Морган вместе с эскортом поскакал вперед и вскоре добрался до начала Ликтенспана, король и королева смотрели ему вслед. Темная фигура в середине моста двигалась в их сторону, хотя на таком расстоянии Мири смогла разглядеть только тень.
– Что ты видишь, арфист? – потребовал ответа король. – Клянусь Деревом, юноша, говори!
Несколько мгновений молодой менестрель только щурился, наклонившись вперед.
– Всадник из Элвритсхолла, – наконец сказал Ринан, – он… он… ну, с ним что-то не так, ваше величество.
– Все постоянно повторяют одно и то же! Во имя святого Сутрина! Что с ним не так?
Мири не сумела сдержать улыбки:
– Тебе нужно успокоиться, муж. Дай несчастному ответить.
Саймон нахмурился:
– Ну, говори, что ты видишь?
Арфист продолжал щуриться.
– Он довольно маленький, так мне кажется. Теперь это очевидно, когда солдаты и принц к нему приближаются. Да, он маленький. И… – Ринан облизнул губы. – Ваше величество, он скачет не на лошади. Оно выглядит – мне трудно разглядеть, но я бы поклялся… – Он повернулся к королеве с виноватым выражением на лице, ему было очень стыдно. – Ваши величества, пожалуйста, не наказывайте меня, но я думаю, что тот, кто выехал из Элвритсхолла… скачет на собаке.

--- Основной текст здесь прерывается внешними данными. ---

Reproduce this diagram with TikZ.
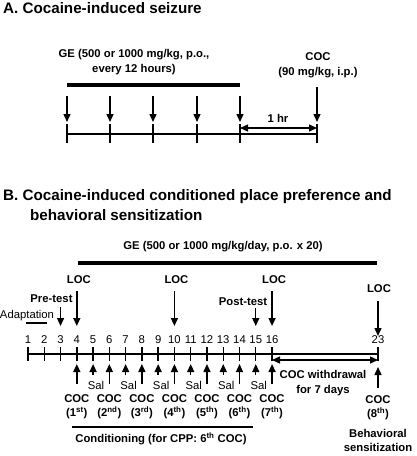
\documentclass[tikz,border=0pt]{standalone}
\usepackage{fontspec}
\setmainfont{Liberation Sans}
\usetikzlibrary{arrows.meta}
\begin{document}
\begin{tikzpicture}[x=1pt,y=-1pt,
  ln/.style={line width=1.4pt},
  bar/.style={line width=3.4pt},
  arr/.style={line width=1.4pt,-{Triangle[width=7pt,length=8pt]}},
  darr/.style={line width=1.4pt,{Triangle[width=7pt,length=8pt]}-{Triangle[width=7pt,length=8pt]}},
  lbl/.style={font=\fontsize{11.3}{15}\selectfont\bfseries, inner sep=0pt, align=center},
  num/.style={font=\fontsize{11.3}{13}\selectfont, inner sep=0pt},
  ttl/.style={font=\fontsize{15.2}{20}\selectfont\bfseries, inner sep=0pt, anchor=west},
]
\useasboundingbox (0,0) rectangle (417,456);

% ---------------- Panel A ----------------
\node[ttl] (tA) at (3,8) {A. Cocaine-induced seizure};
\node[lbl] (geA) at (134,62.5) {GE (500 or 1000 mg/kg, p.o.,\\every 12 hours)};
\node[lbl] (cocA) at (318,65) {COC\\(90 mg/kg, i.p.)};
\coordinate (barAl) at (67,85);
\coordinate (barAr) at (240,85);
\draw[bar] (barAl) -- (barAr);
\foreach \i/\x in {1/67,2/110,3/153,4/197,5/240,6/317} {
  \coordinate (a\i) at (\x,134);
  \coordinate (a\i u) at (\x,124);
  \coordinate (a\i d) at (\x,143);
  \draw[ln] (a\i u) -- (a\i d);
}
\draw[ln] (a1) -- (a6);
\foreach \i/\x in {1/67,2/110,3/153,4/197,5/240} {
  \coordinate (s\i) at (\x,96);
  \coordinate (e\i) at (\x,122);
  \draw[arr] (s\i) -- (e\i);
}
\coordinate (s6) at (317,87);
\coordinate (e6) at (317,122);
\draw[arr] (s6) -- (e6);
\coordinate (hrL) at (240,128);
\coordinate (hrR) at (317,128);
\draw[darr] (hrL) -- (hrR);
\node[lbl] (hr) at (278,118) {1 hr};

% ---------------- Panel B ----------------
\node[ttl,align=left] (tB) at (3,205) {B. Cocaine-induced conditioned place preference and\\\hspace*{27pt}behavioral sensitization};
\node[lbl] (geB) at (223,247) {GE (500 or 1000 mg/kg/day, p.o. x 20)};
\coordinate (barBl) at (78,263);
\coordinate (barBr) at (377,263);
\draw[bar] (barBl) -- (barBr);

\foreach \n in {1,...,16} {
  \pgfmathsetmacro\xx{28+(\n-1)*16.27}
  \coordinate (d\n) at (\xx,354);
}
\coordinate (d23) at (378,354);
\draw[ln] (d1) -- (d23);
\foreach \n in {1,...,16} {
  \draw[ln] ([yshift=7pt]d\n) -- ([yshift=-7pt]d\n);
  \node[num] (n\n) at ([yshift=14pt]d\n) {\n};
}
\draw[ln] ([yshift=7pt]d23) -- ([yshift=-7pt]d23);
\node[num] (n23) at ([yshift=14pt]d23) {23};

% level coordinates
\coordinate (yLOC) at (0,291);
\coordinate (yPre) at (0,307);
\coordinate (yPost) at (0,308);
\coordinate (yTip) at (0,326);
\coordinate (yL23) at (0,301);
\coordinate (yT23) at (0,336);
\coordinate (yUp) at (0,364);
\coordinate (yCOC) at (0,384);
\coordinate (ySal) at (0,375);

% down arrows
\foreach \n in {4,10,16} {
  \draw[arr] (d\n |- yLOC) -- (d\n |- yTip);
  \node[lbl] (loc\n) at ([xshift=2pt,yshift=74pt]d\n) {LOC};
}
\draw[arr] (d3 |- yPre) -- (d3 |- yTip);
\draw[arr] (d15 |- yPost) -- (d15 |- yTip);
\draw[arr] (d23 |- yL23) -- (d23 |- yT23);
\node[lbl] (loc23) at (379,289) {LOC};
\node[lbl] (pre) at (51.5,299) {Pre-test};
\node[lbl] (post) at (243,302) {Post-test};
\node[num] (adapt) at (27,316) {Adaptation};
\coordinate (adL) at (26,323);
\coordinate (adR) at (47,323);
\draw[ln] (adL) -- (adR);

% up arrows: COC
\foreach \n/\k in {4/1\textsuperscript{st},6/2\textsuperscript{nd},8/3\textsuperscript{rd},10/4\textsuperscript{th},12/5\textsuperscript{th},14/6\textsuperscript{th},16/7\textsuperscript{th}} {
  \draw[arr] (d\n |- yCOC) -- (d\n |- yUp);
  \node[lbl] (coc\n) at ([yshift=-52.5pt]d\n) {COC\\[-1.5pt](\k)};
}
% up arrows: Sal
\foreach \n in {5,7,9,11,13,15} {
  \draw[arr] (d\n |- ySal) -- (d\n |- yUp);
  \node[num] (sal\n) at ([xshift=3pt,yshift=-31pt]d\n) {Sal};
}
% day 23
\coordinate (u23s) at (378,388);
\coordinate (u23e) at (378,367);
\draw[arr] (u23s) -- (u23e);
\node[lbl] (coc23) at (378,408) {COC\\[-1pt](8\textsuperscript{th})};
\node[lbl] (beh) at (378,440) {Behavioral\\[-1pt]sensitization};

% withdrawal
\coordinate (wL) at (272,360);
\coordinate (wR) at (378,360);
\draw[darr] (wL) -- (wR);
\node[lbl] (wd) at (323,383.5) {COC withdrawal\\for 7 days};

% conditioning
\coordinate (cL) at (72,427);
\coordinate (cR) at (253,427);
\draw[ln] (cL) -- (cR);
\node[lbl] (cond) at (161,438.5) {Conditioning (for CPP: 6\textsuperscript{th} COC)};
\end{tikzpicture}
\end{document}
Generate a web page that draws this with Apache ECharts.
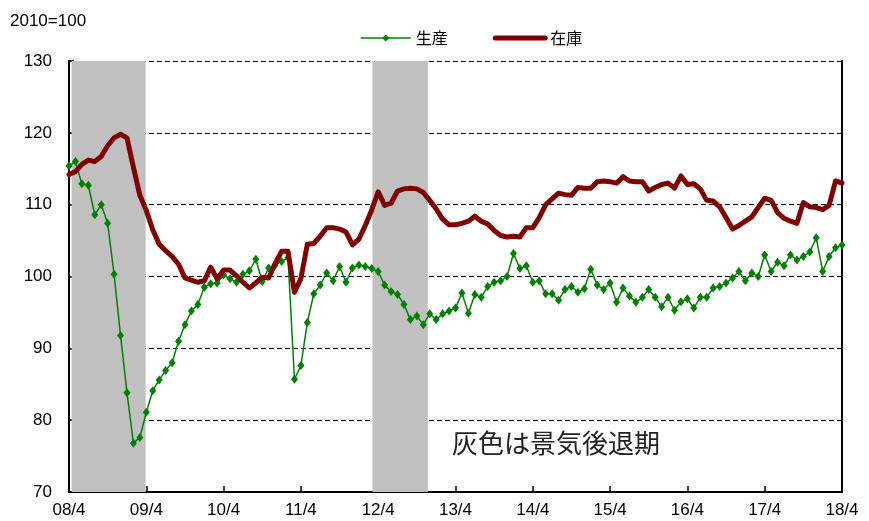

Король не был вспыльчивым человеком, хотя за долгие годы жизни сломал несколько вещей в моменты сильнейшего гнева, как могли бы рассказать слуги из Хейхолта, но Мири знала, что он никогда не бил и не ударит своего подданного. И все же когда король Саймон выругался от удивления, она увидела, что молодой Ринан приготовился к удару, который должен был последовать после столь нелепого заявления. Однако арфист удивился еще больше, когда его повелитель внезапно пришпорил лошадь и поскакал в сторону моста, словно вел свои войска в сражение, оставив королеву и менестреля смотреть ему вслед. Несколько воинов эркингарда удивленно закричали, но когда они собрались последовать за Саймоном, королева подняла руку и остановила их.